Comme le vent (Like the wind) is the first of the Études in the minor keys, Op. 39 for solo piano by the French composer Charles-Valentin Alkan. It is in A minor. The tempo marking is prestissimamente (eighth note = 160), and the unusual 2
16
time signature further encourages a fast performance. The piece is mostly quiet, but is interrupted by short loud outbursts.

The piece is technically demanding, requiring extreme digital velocity and dexterity, as well as stamina: lasting on average four and a half minutes, its 23 pages contains long passages of perpetual triplet-32nd notes (triplet demisemiquavers) for the right hand.

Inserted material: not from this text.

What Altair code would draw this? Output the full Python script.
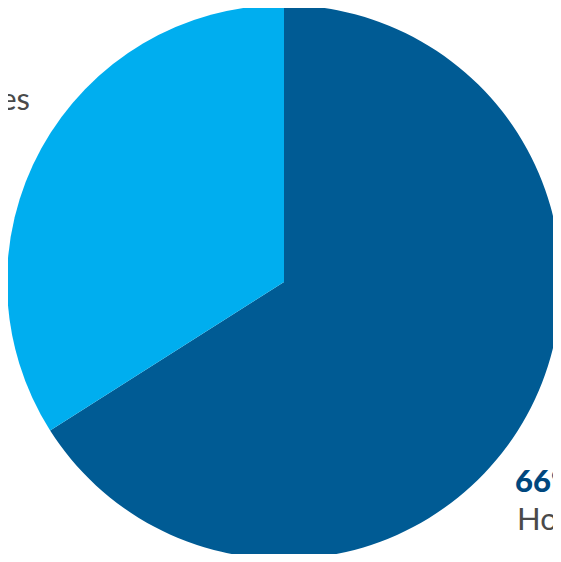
import altair as alt
import pandas as pd

categories = ["Households", "Businesses"]
shares = [66, 34]
colors = ["#005B94", "#00AEEF"]

pie_df = pd.DataFrame({"category": categories, "share": shares, "idx": list(range(len(categories)))})

pie = alt.Chart(pie_df).mark_arc(radius=277).encode(
    theta=alt.Theta("share:Q", stack=True),
    color=alt.Color("category:N", scale=alt.Scale(domain=categories, range=colors), legend=None),
    order=alt.Order("idx:Q"),
    x=alt.value(276),
    y=alt.value(274),
)

def label(text, x, y, bold, align):
    return alt.Chart(pd.DataFrame({"t": [text]})).mark_text(
        align=align,
        baseline="alphabetic",
        font="Lato",
        fontSize=31,
        fontWeight=900 if bold else "normal",
        color="#00477E" if bold else "#4A4A4A",
    ).encode(text="t:N", x=alt.value(x), y=alt.value(y))

right_pct = label(f"{shares[0]}%", 507, 484, True, "left")
right_name = label(categories[0], 509, 522, False, "left")
left_pct = label(f"{shares[1]}%", -128, 64, True, "left")
left_name = label(categories[1], 22, 102, False, "right")

chart = alt.layer(pie, right_pct, right_name, left_pct, left_name).properties(
    width=545, height=546, autosize=alt.AutoSizeParams(type="none"), padding=0
).configure_view(strokeWidth=0)

chart.save("out.html", embed_options={"renderer": "svg", "actions": False})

At the notated metronome marking, this corresponds to 16 notes per second throughout much of the piece, and in one section containing 64th notes, more than 21 notes per second.

The piece is not to be confused with Alkan's earlier Le vent, one of the Trois morceaux op. 15. Kaikhosru Shapurji Sorabji considered the earlier piece to be better, making the later piece 'rather anticlimactic and redundant.'[1]

The piece was in the repertoire of Sergei Rachmaninoff in the 1919/1920 concert season.[2]

Notes[]

  1. ^ K. Sorabji, Around Music, (1932), p. 217
  2. ^ "Performance diary October 1919" on Rachmaninoff Society Performance Diary website, accessed 30 March 2015.